The Last War For the Swedes

For Sweden, the film carried an entirely different symbolism. The Tales of Ensign Stål depicted the last war Sweden ever fought. After 1809, the country turned inward, embracing neutrality and social reform instead of conquest. By reviving these stories on screen, Brunius offered audiences a chance to mourn—and mythologise—the end of Swedish militarism.

Swedish critics at the time saw it as a patriotic pageant: a reminder that honour can survive defeat. Von Döbeln’s black headband became a national image of stoic leadership. To Swedish viewers of the 1920s, still recovering from the trauma of the First World War, which Sweden had avoided militarily but felt economically, the film’s message was clear: true heroism lies not in victory but in integrity.

Gestures of Loyalty

The genius of both Runeberg’s poems and Brunius’s adaptation is the duality of perspective. It is simultaneously Swedish and Finnish, imperial and national, tragic and uplifting.

The enemy, the Russians, is shown not as evil but as human—especially the officer Kulnev, portrayed respectfully, echoing Runeberg’s own Christian humanism. In this moral universe, war is not glorified. It is remembered to define virtue. The camera lingers not on slaughter but on faces, banners, and gestures of loyalty.

Praised For its Grandeur

At its 1926 premiere, Fänrik Ståls sägner was praised in both Sweden and Finland for its grandeur, though some critics found its pace solemn. Swedish reviewers emphasised its educational and patriotic function; Finnish viewers valued its faithfulness to Runeberg’s spirit.

The film soon fell into semi-obscurity as sound cinema arrived, but it remains a monument of Nordic cultural memory. Thanks to the archives of the Swedish Film Institute and Finland’s KAVI, both parts of the movie are now available online (see links below).

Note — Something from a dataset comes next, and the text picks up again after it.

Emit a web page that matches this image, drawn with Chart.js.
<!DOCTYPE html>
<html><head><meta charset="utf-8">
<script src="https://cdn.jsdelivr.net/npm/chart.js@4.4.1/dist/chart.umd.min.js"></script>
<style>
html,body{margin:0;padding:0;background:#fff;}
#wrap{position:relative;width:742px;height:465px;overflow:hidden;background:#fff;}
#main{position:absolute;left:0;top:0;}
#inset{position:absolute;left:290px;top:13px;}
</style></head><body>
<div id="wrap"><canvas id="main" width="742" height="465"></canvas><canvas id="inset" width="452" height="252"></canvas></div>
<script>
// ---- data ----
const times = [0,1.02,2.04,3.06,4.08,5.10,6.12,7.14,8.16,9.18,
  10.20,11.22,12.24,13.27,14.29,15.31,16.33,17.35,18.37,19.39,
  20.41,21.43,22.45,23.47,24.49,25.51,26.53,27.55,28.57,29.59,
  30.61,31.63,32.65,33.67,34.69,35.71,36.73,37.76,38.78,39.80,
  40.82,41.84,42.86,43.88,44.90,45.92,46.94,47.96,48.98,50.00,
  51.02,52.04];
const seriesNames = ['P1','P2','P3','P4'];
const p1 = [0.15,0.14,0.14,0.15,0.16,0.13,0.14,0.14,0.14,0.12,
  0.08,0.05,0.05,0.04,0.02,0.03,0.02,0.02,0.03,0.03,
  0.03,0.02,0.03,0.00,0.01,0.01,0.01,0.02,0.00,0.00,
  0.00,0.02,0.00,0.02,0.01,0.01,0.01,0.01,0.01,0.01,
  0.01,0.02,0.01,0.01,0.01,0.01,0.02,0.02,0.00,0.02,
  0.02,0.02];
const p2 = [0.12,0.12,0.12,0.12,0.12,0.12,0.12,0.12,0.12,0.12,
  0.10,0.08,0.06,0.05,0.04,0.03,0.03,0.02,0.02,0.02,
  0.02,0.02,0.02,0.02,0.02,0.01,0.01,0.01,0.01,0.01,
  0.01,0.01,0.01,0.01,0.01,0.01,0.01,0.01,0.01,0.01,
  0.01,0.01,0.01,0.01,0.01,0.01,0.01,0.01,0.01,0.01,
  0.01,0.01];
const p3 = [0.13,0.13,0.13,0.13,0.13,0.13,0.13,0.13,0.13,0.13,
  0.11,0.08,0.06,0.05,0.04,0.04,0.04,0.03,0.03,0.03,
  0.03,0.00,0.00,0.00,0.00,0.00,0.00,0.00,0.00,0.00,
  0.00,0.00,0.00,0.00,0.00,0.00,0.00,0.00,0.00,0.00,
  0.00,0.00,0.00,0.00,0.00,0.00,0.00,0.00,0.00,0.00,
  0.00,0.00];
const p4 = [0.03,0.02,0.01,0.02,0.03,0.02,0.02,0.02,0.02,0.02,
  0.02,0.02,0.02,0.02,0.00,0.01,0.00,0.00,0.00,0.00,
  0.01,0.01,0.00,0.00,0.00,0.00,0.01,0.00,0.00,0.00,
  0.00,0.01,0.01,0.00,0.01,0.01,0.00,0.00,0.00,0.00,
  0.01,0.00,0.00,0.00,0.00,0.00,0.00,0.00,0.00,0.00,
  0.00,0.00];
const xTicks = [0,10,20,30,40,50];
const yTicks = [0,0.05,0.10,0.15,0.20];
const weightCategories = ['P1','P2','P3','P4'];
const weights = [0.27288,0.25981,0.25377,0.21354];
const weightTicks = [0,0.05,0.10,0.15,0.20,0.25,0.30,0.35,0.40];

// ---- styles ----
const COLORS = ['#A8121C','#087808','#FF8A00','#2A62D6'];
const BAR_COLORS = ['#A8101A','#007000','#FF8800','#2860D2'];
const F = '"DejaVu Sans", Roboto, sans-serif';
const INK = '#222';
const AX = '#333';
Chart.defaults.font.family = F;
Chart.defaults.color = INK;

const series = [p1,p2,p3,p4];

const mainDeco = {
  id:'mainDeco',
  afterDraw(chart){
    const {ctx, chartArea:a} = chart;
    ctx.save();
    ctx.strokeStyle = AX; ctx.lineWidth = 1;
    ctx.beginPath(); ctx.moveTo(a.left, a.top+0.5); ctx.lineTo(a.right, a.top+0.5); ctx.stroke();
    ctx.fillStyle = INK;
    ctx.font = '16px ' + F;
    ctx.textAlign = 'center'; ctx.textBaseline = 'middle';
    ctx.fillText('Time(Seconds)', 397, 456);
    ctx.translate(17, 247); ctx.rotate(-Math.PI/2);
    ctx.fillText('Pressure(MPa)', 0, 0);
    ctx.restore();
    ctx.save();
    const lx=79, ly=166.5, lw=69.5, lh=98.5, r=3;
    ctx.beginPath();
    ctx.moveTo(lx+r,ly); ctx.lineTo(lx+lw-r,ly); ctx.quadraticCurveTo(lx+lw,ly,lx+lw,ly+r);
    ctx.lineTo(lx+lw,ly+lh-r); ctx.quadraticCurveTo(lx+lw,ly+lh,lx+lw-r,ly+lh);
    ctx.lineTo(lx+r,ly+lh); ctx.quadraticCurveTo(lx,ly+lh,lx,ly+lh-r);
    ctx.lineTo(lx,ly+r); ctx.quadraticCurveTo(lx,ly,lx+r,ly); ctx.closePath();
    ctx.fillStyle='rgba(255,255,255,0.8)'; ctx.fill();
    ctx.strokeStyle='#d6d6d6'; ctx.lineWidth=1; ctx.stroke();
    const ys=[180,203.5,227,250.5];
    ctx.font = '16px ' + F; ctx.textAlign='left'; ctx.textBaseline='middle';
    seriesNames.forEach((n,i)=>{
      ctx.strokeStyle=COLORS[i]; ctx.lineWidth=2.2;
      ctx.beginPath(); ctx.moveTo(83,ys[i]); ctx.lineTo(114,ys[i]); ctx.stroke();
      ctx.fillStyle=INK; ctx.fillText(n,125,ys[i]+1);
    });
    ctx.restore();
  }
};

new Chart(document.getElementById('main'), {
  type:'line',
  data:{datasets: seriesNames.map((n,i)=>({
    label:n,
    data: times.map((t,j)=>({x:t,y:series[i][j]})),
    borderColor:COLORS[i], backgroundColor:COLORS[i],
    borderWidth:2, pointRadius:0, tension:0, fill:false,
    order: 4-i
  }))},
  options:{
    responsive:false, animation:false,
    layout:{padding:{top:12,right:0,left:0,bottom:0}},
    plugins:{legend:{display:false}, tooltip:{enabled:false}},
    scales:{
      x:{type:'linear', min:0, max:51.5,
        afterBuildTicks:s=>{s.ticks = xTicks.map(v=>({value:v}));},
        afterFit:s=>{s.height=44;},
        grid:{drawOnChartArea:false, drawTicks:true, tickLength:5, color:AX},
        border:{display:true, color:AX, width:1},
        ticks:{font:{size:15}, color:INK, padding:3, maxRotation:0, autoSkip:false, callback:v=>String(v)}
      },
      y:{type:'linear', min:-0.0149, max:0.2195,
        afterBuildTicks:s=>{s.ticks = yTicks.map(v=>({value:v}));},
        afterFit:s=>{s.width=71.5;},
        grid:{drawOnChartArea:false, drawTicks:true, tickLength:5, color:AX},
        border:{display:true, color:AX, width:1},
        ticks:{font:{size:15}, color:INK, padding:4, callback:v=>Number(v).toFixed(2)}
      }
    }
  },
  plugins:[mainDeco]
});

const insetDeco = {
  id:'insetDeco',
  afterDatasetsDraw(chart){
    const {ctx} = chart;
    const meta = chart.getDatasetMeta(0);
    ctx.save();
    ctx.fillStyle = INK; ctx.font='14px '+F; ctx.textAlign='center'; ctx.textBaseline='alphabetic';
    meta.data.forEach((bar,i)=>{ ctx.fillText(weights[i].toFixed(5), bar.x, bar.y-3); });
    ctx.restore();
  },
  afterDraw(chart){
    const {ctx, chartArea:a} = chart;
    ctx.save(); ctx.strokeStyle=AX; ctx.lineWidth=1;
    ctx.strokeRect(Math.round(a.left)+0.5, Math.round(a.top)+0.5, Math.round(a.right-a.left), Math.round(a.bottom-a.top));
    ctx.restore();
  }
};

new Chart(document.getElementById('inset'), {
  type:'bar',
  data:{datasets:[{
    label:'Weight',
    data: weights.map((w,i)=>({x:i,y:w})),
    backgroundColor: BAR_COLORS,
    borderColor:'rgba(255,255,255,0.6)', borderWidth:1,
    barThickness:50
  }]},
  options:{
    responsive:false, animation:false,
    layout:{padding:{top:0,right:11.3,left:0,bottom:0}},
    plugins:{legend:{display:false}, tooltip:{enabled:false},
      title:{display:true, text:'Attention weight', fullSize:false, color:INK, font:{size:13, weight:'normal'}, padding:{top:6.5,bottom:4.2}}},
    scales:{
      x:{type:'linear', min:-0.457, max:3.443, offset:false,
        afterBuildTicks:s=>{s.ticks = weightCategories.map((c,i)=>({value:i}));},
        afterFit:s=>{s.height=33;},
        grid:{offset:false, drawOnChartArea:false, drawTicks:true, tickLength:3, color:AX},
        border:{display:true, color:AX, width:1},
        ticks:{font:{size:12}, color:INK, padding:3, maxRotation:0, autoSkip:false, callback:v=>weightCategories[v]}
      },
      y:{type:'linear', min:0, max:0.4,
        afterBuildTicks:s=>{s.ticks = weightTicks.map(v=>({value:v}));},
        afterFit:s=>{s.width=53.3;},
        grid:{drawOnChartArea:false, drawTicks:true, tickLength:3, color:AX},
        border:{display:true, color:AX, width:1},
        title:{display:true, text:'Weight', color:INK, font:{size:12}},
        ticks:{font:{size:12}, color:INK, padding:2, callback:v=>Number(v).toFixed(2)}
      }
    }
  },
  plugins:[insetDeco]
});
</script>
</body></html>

In both Sweden and Finland, the story continues to symbolise the idea that honour outlasts defeat, and that national identity can be forged not by triumph but by endurance. Ensign Stål is a celluloid memorial to the moment when Sweden’s military history ended and Finland’s sense of itself began.

The next silent historical epic film by the director, John W. Brunius, was Gustaf Wasa (1928), on the life of the sixteenth-century Swedish king Gustaf I. In this film, Edvin Adolphson played Kristian II of Denmark.